(By Rich Bieglmeier) On August 13th, iStock wrote about Vringo Inc. (VRNG) and the potential windfall the company could receive from a pending lawsuit against Google Inc. (GOOG). To recap quickly, VRNG alleges that Google has infringed on patent technology Vringo purchased from Lycos.
Back then, we wrote:
"The patent infringement legal squabble makes the case that Google`s advertising search results 'based on content relevance and click-through rates' are covered by Vringo`s patents and this technology is Google's 'primary source of revenue'."
According to Google's most recent 10Q, "Advertising revenues made up 97 percent of our Google revenues for the three and six months ended June 30, 2011 and 96 percent of our Google revenues for the three and six months ended June 30, 2012."
Let's do some math together. The clock for the suit started on September 15, 2005. Since then, Google has done nearly $160 billion in revenue. That's roughly $153 billion using Google's 96 percent of revenue 10Q figures. The suit only covers U.S. revenue, chopping the number in half, which means somewhere around $75 billion of Google's sales are subject to back dated royalty payments, should the tech monster be on the wrong side of the decision.
From there, iStock did a little math to guestimate what sort of settlement figures could be in play using a reasonable royalty fee. Well, in a recent court filing the estimate and calculations possibly can be put to the wayside as VRNG appears to have named its price. Meanwhile, Google's lawyer does his best to negotiate the figure down.
This is probably a good spot to mention that we aren't lawyers and don't pretend to be one because we slept at a Holiday-Inn Express. What follows is just our interpretation of what we are reading. If anybody reading this is a lawyer and understands this stuff, please give us your feedback in the comment section below. We would appreciate it.
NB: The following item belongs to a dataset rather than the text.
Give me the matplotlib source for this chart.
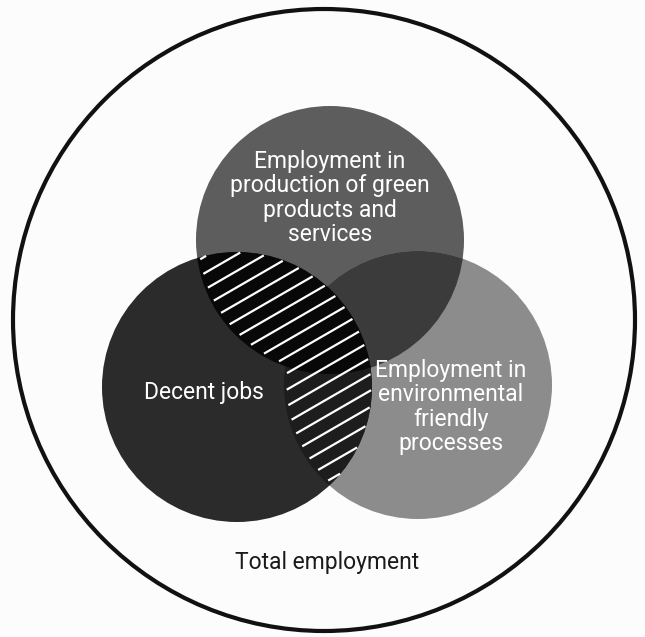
import numpy as np
import matplotlib
matplotlib.use("Agg")
import matplotlib.pyplot as plt
from matplotlib.patches import Circle

# circle labels
label_top = "Employment in\nproduction of green\nproducts and\nservices"
label_left = "Decent jobs"
label_right = "Employment in\nenvironmental\nfriendly\nprocesses"
label_total = "Total employment"

# geometry in pixel coordinates (x right, y down)
OUTER = (324, 320, 311)
TOP = (330, 240, 134)
LEFT = (237, 387, 135)
RIGHT = (418, 385, 134)

BG = "#fcfcfc"
C_TOP = "#5d5d5d"
C_RIGHT = "#8c8c8c"
C_TOP_RIGHT = "#3b3b3b"
C_LEFT = "#2b2b2b"
C_LEFT_RIGHT = "#1d1d1d"
C_LEFT_TOP = "#080808"

FONT = ["Roboto", "DejaVu Sans"]


def circ(c, color, **kw):
    return Circle((c[0], c[1]), c[2], facecolor=color, edgecolor="none", **kw)


def chord(c, p0, d):
    # parameter interval of line p0 + t*d inside circle c
    f = p0 - np.array(c[:2])
    b = np.dot(f, d)
    disc = b * b - (np.dot(f, f) - c[2] ** 2)
    if disc <= 0:
        return None
    s = np.sqrt(disc)
    return (-b - s, -b + s)


fig = plt.figure(figsize=(6.45, 6.37), dpi=100, facecolor=BG)
ax = fig.add_axes([0, 0, 1, 1])
ax.set_xlim(0, 645)
ax.set_ylim(637, 0)
ax.set_aspect("equal")
ax.axis("off")
ax.set_facecolor(BG)

# outer ring
ax.add_patch(Circle(OUTER[:2], OUTER[2], facecolor="none",
                    edgecolor="#111111", linewidth=3.0))

# base circles
ax.add_patch(circ(TOP, C_TOP))
ax.add_patch(circ(RIGHT, C_RIGHT))
rclip = circ(RIGHT, "none")
ax.add_patch(rclip)
p = circ(TOP, C_TOP_RIGHT)
ax.add_patch(p)
p.set_clip_path(rclip)

ax.add_patch(circ(LEFT, C_LEFT))
lclip = circ(LEFT, "none")
ax.add_patch(lclip)
p = circ(RIGHT, C_LEFT_RIGHT)
ax.add_patch(p)
p.set_clip_path(lclip)
p = circ(TOP, C_LEFT_TOP)
ax.add_patch(p)
p.set_clip_path(lclip)

# white hatch over left ∩ (top ∪ right)
ang = np.deg2rad(30)
d = np.array([np.cos(ang), -np.sin(ang)])
nrm = np.array([np.sin(ang), np.cos(ang)])
for off in np.arange(-200, 200, 14.2):
    p0 = np.array(LEFT[:2]) + nrm * off
    lt = chord(LEFT, p0, d)
    if lt is None:
        continue
    others = [iv for iv in (chord(TOP, p0, d), chord(RIGHT, p0, d)) if iv]
    if not others:
        continue
    # union of the other chords, then intersect with the left chord
    others.sort()
    merged = [list(others[0])]
    for a, b in others[1:]:
        if a <= merged[-1][1]:
            merged[-1][1] = max(merged[-1][1], b)
        else:
            merged.append([a, b])
    for a, b in merged:
        t0, t1 = max(a, lt[0]) + 3, min(b, lt[1]) - 1
        if t1 > t0:
            q0, q1 = p0 + t0 * d, p0 + t1 * d
            ax.plot([q0[0], q1[0]], [q0[1], q1[1]], color="white",
                    linewidth=1.6, solid_capstyle="butt")

txt = dict(color="white", fontsize=16.5, family=FONT, ha="center",
           va="center", linespacing=1.08)
ax.text(330, 198, label_top, **txt)
ax.text(204, 392, label_left, **txt)
ax.text(451, 407, label_right, **txt)
ax.text(327, 563, label_total, color="#1a1a1a", fontsize=16.5,
        family=FONT, ha="center", va="center")

fig.savefig("out.png", dpi=100, facecolor=BG)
Back to the story, in the court paperwork, Vringo's "damages expert, Dr.Becker, relied upon the documents identified in Rule 33(d) in formulating his damages opinion. Dr. Becker calculated that I/P Engine's (VRNG) damage claim was $696 million, plus prejudgment."
Google's lawyer counters that the number should be $200 million less as a potential settlement based on Google's North American revenue dating back to September 15, 2005. As far as we understand, none of the numbers include royalties going forward.
Since our August article, Wall Street has taken the stock down 40 cents, or 11.7 percent. While some investors appear to be betting against a favorable outcome for Vringo, iStock still believes the potential outcome could be worth the risk for aggressive investors.
The trial starts on October 16, 2012, and is expected to last no longer than a week. That means by this time next month, the ball will have landed on black or red for VRNG shareholders.
Once again, we'll break out the trusty calculator. Using VRNG's $696 million figure, that works out to about $92 million a year, add on another three years of royalties, and a potential total settlement could be in the ballpark $972 million. Using Google's counter numbers, the total is $694 million.
We'll split the difference for the purposes of our calculations and put it at $833 million. According to MSN Money, VRNG has 58.25 million shares outstanding. Using our mid- point number, that's $14.30 per share. Compare that with the stock's $3 pricetag as we type.
Worst case scenario is Vringo goes under if they lose the lawsuit, bye-bye $3, or $3.40 if you entered on August 13th. Becoming bathroom wall framed stock cert material is unlikely as the company has purchased a bunch of patents lately and is trying to monetize some of them.
If they win, iStock believes VRNG shares will receive a premium above whatever dollar amount they are awarded. The street is likely, rightfully, to place a premium on a victory, or settlement, as it increases the likelihood of future settlements with other search engines that might be infringing on Vrnigo's technology.
With the clock ticking, a possible pre-trial settlement, and a 3:1, or more, reward to risk ratio, the time might be right for high risk investors to reconsider Vringo.